**OBJECTIVE:** Every line with the string "chart" should be gathered.

**DATA SUPPLIED:**
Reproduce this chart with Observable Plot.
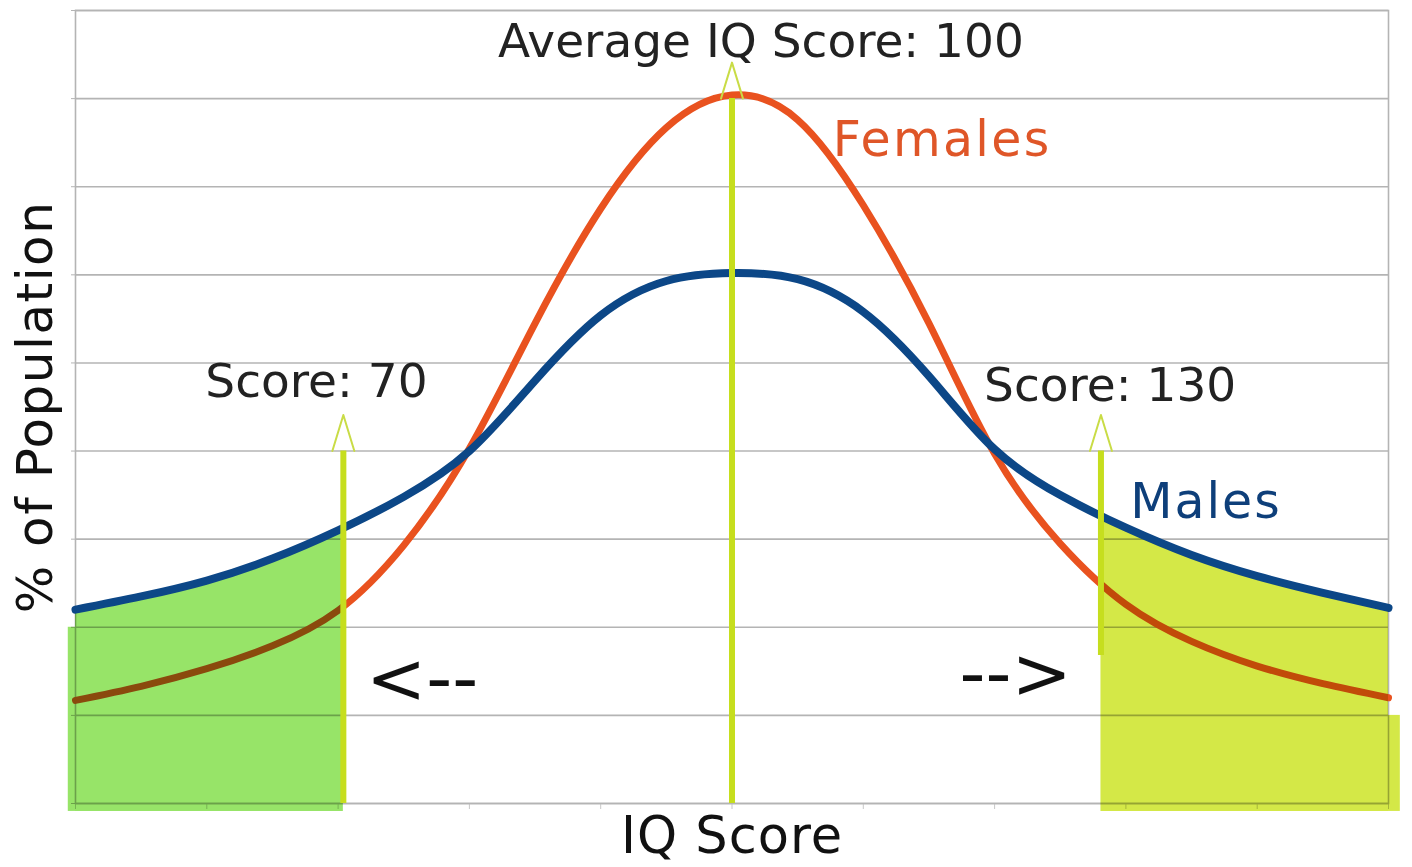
<!DOCTYPE html>
<html>
<head>
<meta charset="utf-8">
<script src="https://cdn.jsdelivr.net/npm/d3@7"></script>
<script src="https://cdn.jsdelivr.net/npm/@observablehq/plot@0.6"></script>
<style>
  html, body { margin: 0; padding: 0; background: #ffffff; }
  #chart { position: absolute; left: 0; top: 0; }
</style>
</head>
<body>
<div id="chart"></div>
<script>
// ---- data (y in grid units, 9 gridline bands) ----
const iq      = [50, 55, 60, 65, 70, 75, 80, 85, 90, 95, 100, 105, 110, 115, 120, 125, 130, 135, 140, 145, 150];
const females = [1.17, 1.33, 1.53, 1.79, 2.19, 2.93, 4.03, 5.45, 6.75, 7.67, 8.04, 7.76, 6.79, 5.45, 3.97, 2.95, 2.26, 1.84, 1.56, 1.36, 1.20];
const males   = [2.20, 2.35, 2.53, 2.78, 3.10, 3.48, 4.00, 4.80, 5.54, 5.93, 6.02, 5.95, 5.58, 4.85, 4.02, 3.50, 3.13, 2.82, 2.58, 2.39, 2.22];

const xTicks = [50, 60, 70, 80, 90, 100, 110, 120, 130, 140, 150];
const yTicks = [0, 1, 2, 3, 4, 5, 6, 7, 8, 9];

// arrows (score lines)
const arrowScores  = [70.4, 100, 128.1];
const arrowBottoms = [0, 0, 1.68];
const arrowTops    = [4.0, 8.0, 4.0];

// shaded tails: cut points and male value at the cut
const leftCut = 70.4,  leftCutMale = 3.12;
const rightCut = 128.1, rightCutMale = 3.26;

// annotation texts
const noteTexts = ["Score: 70", "Average IQ Score: 100", "Score: 130"];
const noteX     = [68.35, 102.2, 128.8];
const noteY     = [4.78, 8.64, 4.74];
const seriesLabels = ["Females", "Males"];
const seriesLabelX = [116.0, 136.1];
const seriesLabelY = [7.53, 3.42];
const arrowTexts = ["<--", "-->"];
const arrowTextX = [76.4, 121.6];
const arrowTextY = [1.40, 1.46];

// ---- tables ----
const femaleRows = iq.map((v, i) => ({iq: v, v: females[i]}));
const maleRows   = iq.map((v, i) => ({iq: v, v: males[i]}));
const leftFill  = [...maleRows.filter(d => d.iq <= 70), {iq: leftCut, v: leftCutMale}];
const rightFill = [{iq: rightCut, v: rightCutMale}, ...maleRows.filter(d => d.iq >= 130)];
const arrows = arrowScores.map((s, i) => ({score: s, bottom: arrowBottoms[i], top: arrowTops[i]}));
const notes = noteTexts.map((t, i) => ({t, x: noteX[i], y: noteY[i]}));
const sLabels = seriesLabels.map((t, i) => ({t, x: seriesLabelX[i], y: seriesLabelY[i]}));
const aTexts = arrowTexts.map((t, i) => ({t, x: arrowTextX[i], y: arrowTextY[i]}));
const leftBlock  = [{x1: 49.45, x2: 50, y1: -0.09, y2: 2.0}];
const rightBlock = [{x1: 150, x2: 150.9, y1: -0.09, y2: 1.0}];

const caret = {
  draw(context, l, r) {
    context.moveTo(-r, 0);
    context.lineTo(0, -l);
    context.lineTo(r, 0);
  }
};

const BLUE = "#0c4787";
const RED = "#e9521f";
const ARROW = "#c6de1e";
const GRID = "#b4b4b4";
const GREEN = "#97e468";
const YELLOW = "#d4e847";

const chart = Plot.plot({
  width: 1412,
  height: 867,
  marginLeft: 75,
  marginRight: 24,
  marginTop: 10,
  marginBottom: 64,
  x: {domain: [50, 150]},
  y: {domain: [0, 9]},
  style: {fontFamily: "DejaVu Sans", background: "#ffffff"},
  marks: [
    Plot.gridY(yTicks, {stroke: GRID, strokeOpacity: 1, strokeWidth: 1.6}),
    Plot.axisY({ticks: yTicks, tickFormat: () => "", tickSize: 4, stroke: GRID, label: null}),
    Plot.axisX({ticks: xTicks, tickFormat: () => "", tickSize: 6, stroke: "#c8c8c8", label: null}),
    Plot.frame({stroke: GRID, strokeWidth: 1.6}),
    Plot.line(femaleRows, {x: "iq", y: "v", stroke: RED, strokeWidth: 7, curve: "natural"}),
    // shaded tails (multiplied over the grid and the female curve)
    Plot.areaY(leftFill, {x: "iq", y1: -0.09, y2: "v", fill: GREEN, curve: "natural", mixBlendMode: "multiply", clip: false}),
    Plot.rect(leftBlock, {x1: "x1", x2: "x2", y1: "y1", y2: "y2", fill: GREEN, mixBlendMode: "multiply", clip: false}),
    Plot.areaY(rightFill, {x: "iq", y1: -0.09, y2: "v", fill: YELLOW, curve: "natural", mixBlendMode: "multiply", clip: false}),
    Plot.rect(rightBlock, {x1: "x1", x2: "x2", y1: "y1", y2: "y2", fill: YELLOW, mixBlendMode: "multiply", clip: false}),
    Plot.line(maleRows, {x: "iq", y: "v", stroke: BLUE, strokeWidth: 8, curve: "natural"}),
    // score arrows
    Plot.ruleX(arrows, {x: "score", y1: "bottom", y2: "top", stroke: ARROW, strokeWidth: 6}),
    Plot.vector(arrows, {x: "score", y: "top", length: 36, r: 11, anchor: "start", shape: caret, stroke: "#c9dc46", strokeWidth: 2}),
    // texts
    Plot.text(notes, {x: "x", y: "y", text: "t", fontSize: 47, fill: "#222222", textAnchor: "middle", lineAnchor: "middle"}),
    Plot.text(sLabels, {x: "x", y: "y", text: "t", fontSize: 49, fill: d => d.t === "Females" ? "#df5628" : "#0e3f7a", textAnchor: "middle", lineAnchor: "middle"}),
    Plot.text(aTexts, {x: "x", y: "y", text: "t", fontSize: 72, fill: "#111111", textAnchor: "middle", lineAnchor: "middle"}),
    Plot.text(["IQ Score"], {frameAnchor: "bottom", dy: 33, text: d => d, fontSize: 51, fill: "#111111", textAnchor: "middle", lineAnchor: "middle"}),
    Plot.text(["% of Population"], {frameAnchor: "left", dx: -40, rotate: -90, text: d => d, fontSize: 50, fill: "#111111", textAnchor: "middle", lineAnchor: "middle"})
  ]
});

// slight letter spacing to match the wider lettering of the original
const spacing = {"Females": 2.3, "Males": 2, "IQ Score": 1, "% of Population": 1.5};
d3.select(chart).selectAll("text").each(function () {
  const s = spacing[this.textContent];
  if (s) this.style.letterSpacing = s + "px";
});

document.getElementById("chart").appendChild(chart);
</script>
</body>
</html>
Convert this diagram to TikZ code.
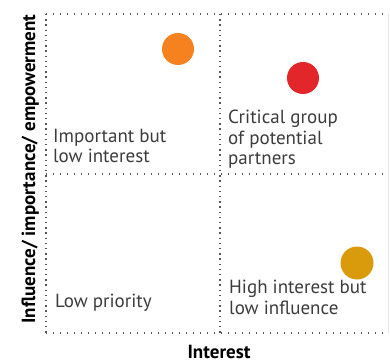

**RESULT:**
Reproduce this chart with Observable Plot.
  #chart { position: absolute; left: 0; top: 0; }
<div id="chart"></div>
const chart = Plot.plot({
d3.select(chart).selectAll("text").each(function () {
document.getElementById("chart").appendChild(chart);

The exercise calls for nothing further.